Pictures in the data should be dropped; transcribe exactly the lines from the one that has "Write the seaborn" through the one that has "import seaborn as sns".
[START OF Material provided]
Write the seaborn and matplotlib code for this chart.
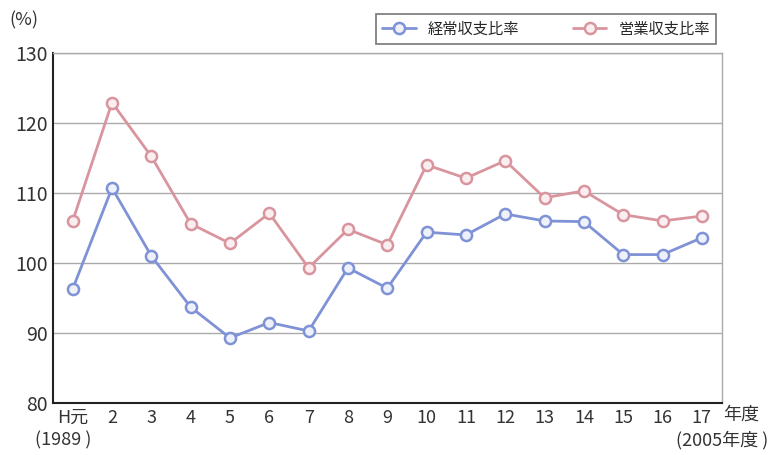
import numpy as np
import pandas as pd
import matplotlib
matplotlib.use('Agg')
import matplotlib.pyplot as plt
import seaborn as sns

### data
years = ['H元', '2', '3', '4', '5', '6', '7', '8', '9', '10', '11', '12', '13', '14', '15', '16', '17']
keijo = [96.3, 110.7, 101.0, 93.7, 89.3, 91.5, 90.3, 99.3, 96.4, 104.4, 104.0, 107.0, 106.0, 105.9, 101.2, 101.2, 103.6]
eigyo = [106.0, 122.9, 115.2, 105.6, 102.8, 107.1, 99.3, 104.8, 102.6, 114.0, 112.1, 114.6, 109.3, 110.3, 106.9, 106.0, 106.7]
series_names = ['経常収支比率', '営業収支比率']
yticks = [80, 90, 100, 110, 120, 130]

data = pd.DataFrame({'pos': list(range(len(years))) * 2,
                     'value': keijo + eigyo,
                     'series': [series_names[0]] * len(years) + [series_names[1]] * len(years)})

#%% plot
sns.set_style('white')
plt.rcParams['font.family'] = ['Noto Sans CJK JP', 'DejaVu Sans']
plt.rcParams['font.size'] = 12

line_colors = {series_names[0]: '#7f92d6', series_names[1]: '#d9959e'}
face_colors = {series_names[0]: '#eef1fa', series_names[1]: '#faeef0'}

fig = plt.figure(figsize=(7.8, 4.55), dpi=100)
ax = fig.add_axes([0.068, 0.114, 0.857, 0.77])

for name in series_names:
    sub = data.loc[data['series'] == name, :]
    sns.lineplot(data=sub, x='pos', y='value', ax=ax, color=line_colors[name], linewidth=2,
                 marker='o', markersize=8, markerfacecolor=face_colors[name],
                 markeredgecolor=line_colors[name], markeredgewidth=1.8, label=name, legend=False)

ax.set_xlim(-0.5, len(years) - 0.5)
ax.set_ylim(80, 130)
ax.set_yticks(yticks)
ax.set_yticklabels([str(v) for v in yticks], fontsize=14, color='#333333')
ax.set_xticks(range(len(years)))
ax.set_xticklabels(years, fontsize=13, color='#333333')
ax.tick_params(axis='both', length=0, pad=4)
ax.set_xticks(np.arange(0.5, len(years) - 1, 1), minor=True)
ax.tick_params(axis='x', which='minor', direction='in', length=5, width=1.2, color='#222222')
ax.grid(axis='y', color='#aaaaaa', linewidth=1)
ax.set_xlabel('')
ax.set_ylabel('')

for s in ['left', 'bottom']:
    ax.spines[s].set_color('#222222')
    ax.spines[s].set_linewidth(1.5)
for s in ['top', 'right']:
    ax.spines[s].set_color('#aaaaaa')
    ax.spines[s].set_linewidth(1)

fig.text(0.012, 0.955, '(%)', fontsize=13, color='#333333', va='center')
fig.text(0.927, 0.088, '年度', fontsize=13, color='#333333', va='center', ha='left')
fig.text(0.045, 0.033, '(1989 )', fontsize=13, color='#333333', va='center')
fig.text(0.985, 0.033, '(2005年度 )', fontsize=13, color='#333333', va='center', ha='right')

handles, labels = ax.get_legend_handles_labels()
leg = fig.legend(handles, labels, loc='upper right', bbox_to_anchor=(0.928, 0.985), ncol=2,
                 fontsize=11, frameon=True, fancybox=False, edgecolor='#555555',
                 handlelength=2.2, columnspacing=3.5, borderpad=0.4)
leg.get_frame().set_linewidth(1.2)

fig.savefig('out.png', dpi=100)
[END OF Material provided]
[START OF Material provided]
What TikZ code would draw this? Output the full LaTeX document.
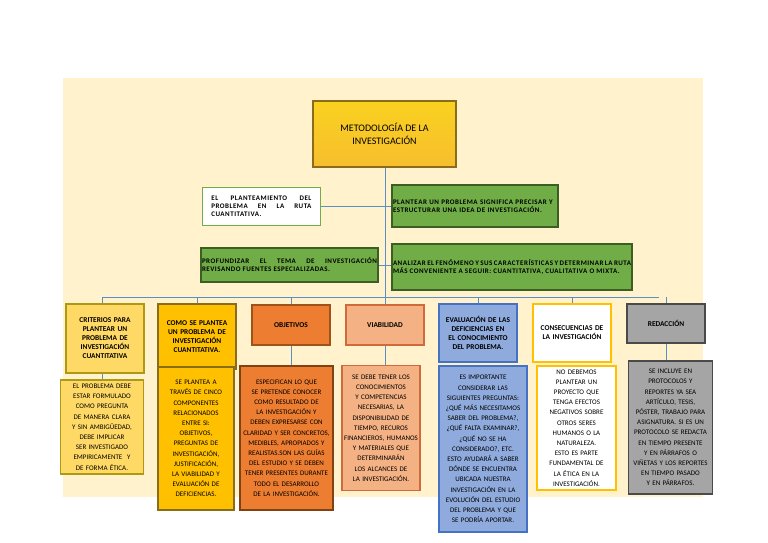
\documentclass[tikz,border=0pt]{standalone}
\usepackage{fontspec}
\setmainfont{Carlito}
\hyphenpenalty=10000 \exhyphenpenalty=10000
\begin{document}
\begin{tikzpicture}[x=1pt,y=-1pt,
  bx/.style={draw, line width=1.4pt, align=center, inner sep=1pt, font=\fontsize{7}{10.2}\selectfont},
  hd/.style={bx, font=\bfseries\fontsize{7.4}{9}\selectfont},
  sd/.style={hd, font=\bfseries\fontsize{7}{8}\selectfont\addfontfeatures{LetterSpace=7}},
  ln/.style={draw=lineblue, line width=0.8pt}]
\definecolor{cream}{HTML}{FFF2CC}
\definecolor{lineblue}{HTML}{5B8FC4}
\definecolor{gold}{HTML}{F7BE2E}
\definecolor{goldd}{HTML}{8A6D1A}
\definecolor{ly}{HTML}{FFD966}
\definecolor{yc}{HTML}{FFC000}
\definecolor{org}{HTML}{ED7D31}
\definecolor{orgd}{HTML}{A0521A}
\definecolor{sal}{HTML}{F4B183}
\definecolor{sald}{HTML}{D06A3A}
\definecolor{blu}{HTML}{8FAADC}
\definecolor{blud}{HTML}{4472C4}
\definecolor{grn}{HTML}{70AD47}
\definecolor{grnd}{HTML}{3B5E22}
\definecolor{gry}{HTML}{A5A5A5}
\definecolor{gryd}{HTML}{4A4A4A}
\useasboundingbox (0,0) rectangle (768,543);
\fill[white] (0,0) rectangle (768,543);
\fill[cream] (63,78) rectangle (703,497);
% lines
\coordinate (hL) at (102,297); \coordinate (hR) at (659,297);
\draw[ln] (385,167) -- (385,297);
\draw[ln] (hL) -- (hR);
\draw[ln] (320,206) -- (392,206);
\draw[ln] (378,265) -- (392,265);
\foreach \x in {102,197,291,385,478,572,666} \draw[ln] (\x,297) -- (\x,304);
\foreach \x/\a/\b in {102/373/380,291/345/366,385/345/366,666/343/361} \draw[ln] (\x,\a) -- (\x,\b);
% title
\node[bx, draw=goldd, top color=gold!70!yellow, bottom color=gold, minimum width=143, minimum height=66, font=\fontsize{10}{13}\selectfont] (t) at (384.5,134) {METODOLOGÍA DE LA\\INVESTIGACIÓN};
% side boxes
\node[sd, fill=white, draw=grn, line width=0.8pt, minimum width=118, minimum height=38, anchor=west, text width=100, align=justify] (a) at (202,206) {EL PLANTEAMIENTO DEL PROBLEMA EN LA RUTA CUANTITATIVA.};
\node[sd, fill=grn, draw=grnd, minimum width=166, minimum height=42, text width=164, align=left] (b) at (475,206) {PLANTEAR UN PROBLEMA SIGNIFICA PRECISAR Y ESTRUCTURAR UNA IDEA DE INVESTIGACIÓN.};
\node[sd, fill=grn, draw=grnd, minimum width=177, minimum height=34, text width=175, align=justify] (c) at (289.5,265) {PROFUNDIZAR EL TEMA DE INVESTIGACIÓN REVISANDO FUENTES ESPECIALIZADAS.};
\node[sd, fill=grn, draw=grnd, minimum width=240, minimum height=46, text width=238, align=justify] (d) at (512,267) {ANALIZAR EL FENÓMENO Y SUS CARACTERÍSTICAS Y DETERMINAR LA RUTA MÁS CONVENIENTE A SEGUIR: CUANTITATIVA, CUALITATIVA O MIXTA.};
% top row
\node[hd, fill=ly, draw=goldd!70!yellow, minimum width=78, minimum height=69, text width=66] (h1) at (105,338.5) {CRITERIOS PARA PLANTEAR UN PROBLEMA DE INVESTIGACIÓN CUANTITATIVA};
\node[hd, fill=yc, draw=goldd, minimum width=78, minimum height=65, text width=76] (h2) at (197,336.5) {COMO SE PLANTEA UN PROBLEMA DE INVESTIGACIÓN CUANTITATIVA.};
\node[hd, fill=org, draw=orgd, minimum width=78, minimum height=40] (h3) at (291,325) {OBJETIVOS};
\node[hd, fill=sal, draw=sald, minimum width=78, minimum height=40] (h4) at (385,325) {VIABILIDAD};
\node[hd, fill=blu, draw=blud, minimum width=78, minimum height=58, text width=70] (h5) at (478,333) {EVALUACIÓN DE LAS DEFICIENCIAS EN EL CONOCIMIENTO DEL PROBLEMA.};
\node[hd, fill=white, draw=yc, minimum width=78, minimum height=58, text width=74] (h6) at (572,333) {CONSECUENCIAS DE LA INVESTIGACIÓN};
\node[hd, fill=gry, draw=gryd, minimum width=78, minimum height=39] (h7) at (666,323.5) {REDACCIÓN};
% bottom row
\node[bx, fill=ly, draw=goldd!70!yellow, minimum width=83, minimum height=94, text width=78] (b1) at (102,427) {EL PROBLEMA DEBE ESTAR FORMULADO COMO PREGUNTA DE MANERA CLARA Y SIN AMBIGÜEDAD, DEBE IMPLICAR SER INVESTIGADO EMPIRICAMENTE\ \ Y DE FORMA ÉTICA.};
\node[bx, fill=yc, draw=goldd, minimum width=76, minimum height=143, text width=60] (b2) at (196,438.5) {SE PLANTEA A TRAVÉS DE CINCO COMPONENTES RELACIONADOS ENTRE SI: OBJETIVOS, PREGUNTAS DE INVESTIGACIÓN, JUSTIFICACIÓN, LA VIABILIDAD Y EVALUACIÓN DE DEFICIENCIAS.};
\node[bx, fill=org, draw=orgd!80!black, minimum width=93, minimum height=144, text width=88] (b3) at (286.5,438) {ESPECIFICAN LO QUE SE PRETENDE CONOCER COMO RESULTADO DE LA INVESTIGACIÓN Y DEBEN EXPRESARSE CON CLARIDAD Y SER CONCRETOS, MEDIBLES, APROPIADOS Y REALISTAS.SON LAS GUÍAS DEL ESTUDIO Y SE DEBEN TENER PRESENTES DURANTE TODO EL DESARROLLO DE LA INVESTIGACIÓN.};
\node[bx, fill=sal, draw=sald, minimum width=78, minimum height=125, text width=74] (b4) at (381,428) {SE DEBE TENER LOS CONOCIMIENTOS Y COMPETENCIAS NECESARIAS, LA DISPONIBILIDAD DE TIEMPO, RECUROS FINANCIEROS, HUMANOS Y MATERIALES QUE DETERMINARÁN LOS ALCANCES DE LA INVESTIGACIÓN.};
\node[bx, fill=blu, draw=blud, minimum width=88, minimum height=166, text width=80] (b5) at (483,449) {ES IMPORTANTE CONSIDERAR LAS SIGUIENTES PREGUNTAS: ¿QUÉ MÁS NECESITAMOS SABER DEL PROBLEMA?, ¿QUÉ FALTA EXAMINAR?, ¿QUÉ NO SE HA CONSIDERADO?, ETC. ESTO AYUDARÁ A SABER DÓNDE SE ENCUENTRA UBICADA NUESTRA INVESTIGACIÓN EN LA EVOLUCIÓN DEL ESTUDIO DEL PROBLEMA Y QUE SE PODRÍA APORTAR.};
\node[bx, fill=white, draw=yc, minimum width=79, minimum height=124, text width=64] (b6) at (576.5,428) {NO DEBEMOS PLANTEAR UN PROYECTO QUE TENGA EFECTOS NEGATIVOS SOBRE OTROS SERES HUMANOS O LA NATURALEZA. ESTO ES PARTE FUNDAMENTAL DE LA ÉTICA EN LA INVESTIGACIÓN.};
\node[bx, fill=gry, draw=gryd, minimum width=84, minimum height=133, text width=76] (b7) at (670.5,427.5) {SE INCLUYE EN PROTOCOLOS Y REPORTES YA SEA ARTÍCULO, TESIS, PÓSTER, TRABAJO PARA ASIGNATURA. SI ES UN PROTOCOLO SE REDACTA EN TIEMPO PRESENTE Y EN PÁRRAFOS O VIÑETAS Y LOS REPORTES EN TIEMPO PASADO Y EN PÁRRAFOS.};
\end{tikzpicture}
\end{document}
[END OF Material provided]
Result of the exercise:
Write the seaborn and matplotlib code for this chart.
import numpy as np
import pandas as pd
import matplotlib
matplotlib.use('Agg')
import matplotlib.pyplot as plt
import seaborn as sns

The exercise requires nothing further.